O pró-reitor de Pesquisa e Pós-Graduação da Universidade de Londrina, Mário Sérgio Mantovani, explica que o processo de revalidação passa pelo curso de pós-graduação, depois por colegiado, seguindo para a Câmara de Pós-Graduação e, por fim, para o Conselho de Pesquisa e Extensão. O processo envolve também a apresentação da dissertação ou da tese a uma banca de três professores. A taxa cobrada, segundo Mantovani, restringe os processos apresentados e dá mais agilidade.
"Se a validação não saiu é porque o curso não se enquadra. Não temos tido recusa por mérito, recebemos bons trabalhos, mas porque a linha de pesquisa não é semelhante à que temos", explica o pró-reitor. Ele reconhece que esse é um problema e diz que uma solução seria a centralização dos processos de revalidação. "Deveria haver uma porta de entrada única, que distribuísse os processos às instituições que têm linhas de pesquisa semelhantes, para as pessoas não ficarem perdidas nesse sistema".
Outra proposta que agilizaria o processo, segundo a Anpgiees, é a regulamentação, em leis nacionais, de acordos internacionais, como o Mercosul. Assinado por Lula, o Decreto 5.518/05 promulga o acordo de admissão de títulos e graus universitários para o exercício de atividades acadêmicas nos países que fazem parte do bloco. "Os demais países do Mercosul seguem o acordo e reconhecem os diplomas brasileiros automaticamente. Aqui isso não é feito", diz Vicente de França.

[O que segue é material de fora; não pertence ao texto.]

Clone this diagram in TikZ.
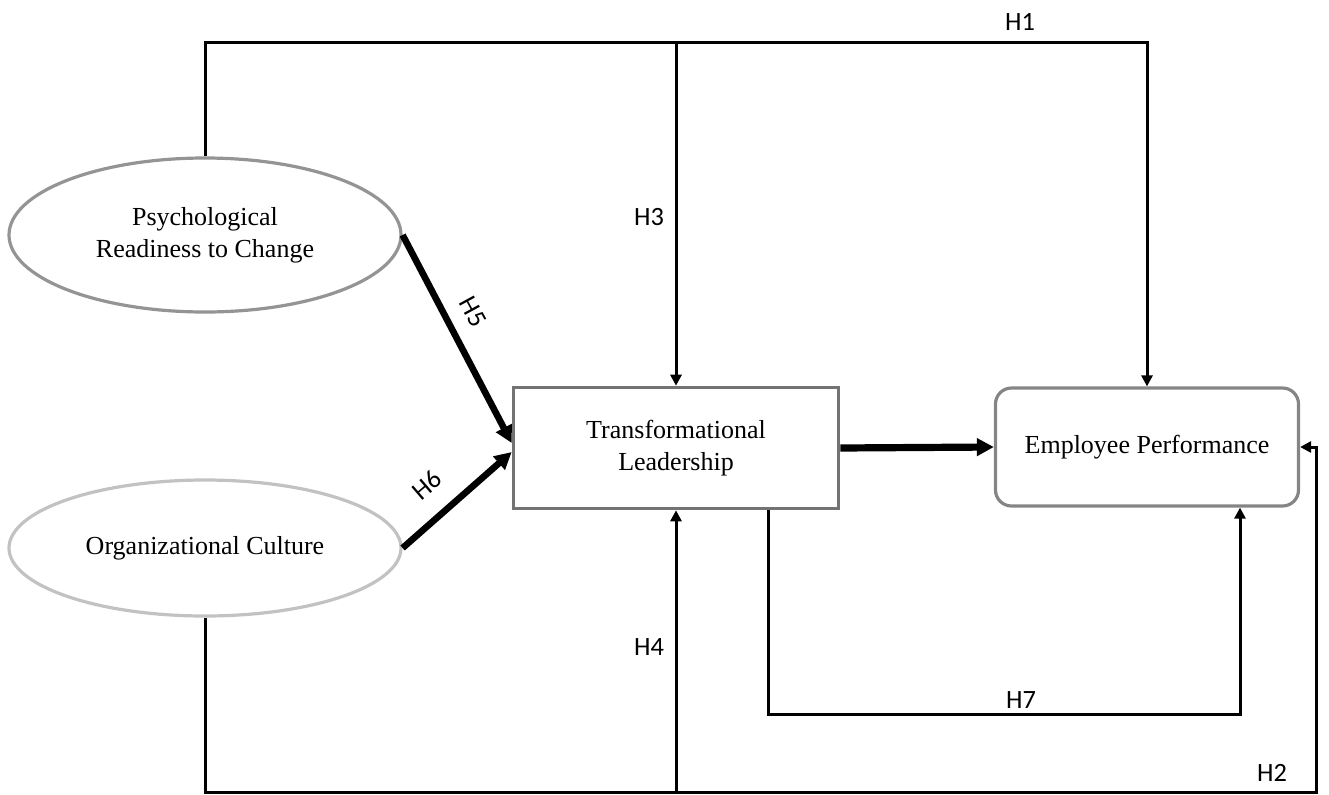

Na Câmara dos Deputados, o Projeto de Lei (PL) 1.981/2011 propõe a revalidação automática de títulos de pós-graduação expedidos por instituições ou estabelecimentos de ensino superior estrangeiros, situados em quaisquer dos países do Mercosul, quando o fim visado for unicamente o exercício de atividades de docência e pesquisa nas instituições de ensino superior no Brasil. O PL aguarda parecer da Comissão de Educação e ainda vai passar pela Comissão de Constituição, Justiça e Cidadania da Casa.
Quem ainda não obteve o diploma já se preocupa com o processo que terá que enfrentar. A enfermeira Wandecleide Fernandes está no último ano do doutorado em saúde pública em Assunção, no Paraguai. O estudo que está desenvolvendo é inédito no Brasil. Ela diz que poderia ficar no Paraguai, onde teria o título reconhecido mais facilmente, mas faz questão de voltar para o país. "Quando já tinha iniciado o curso, soube da morosidade. Não desanimei. Estou satisfeita de ter estudado fora, vale muito a pena. Mas desde já luto por uma melhora no processo de revalidação", observou.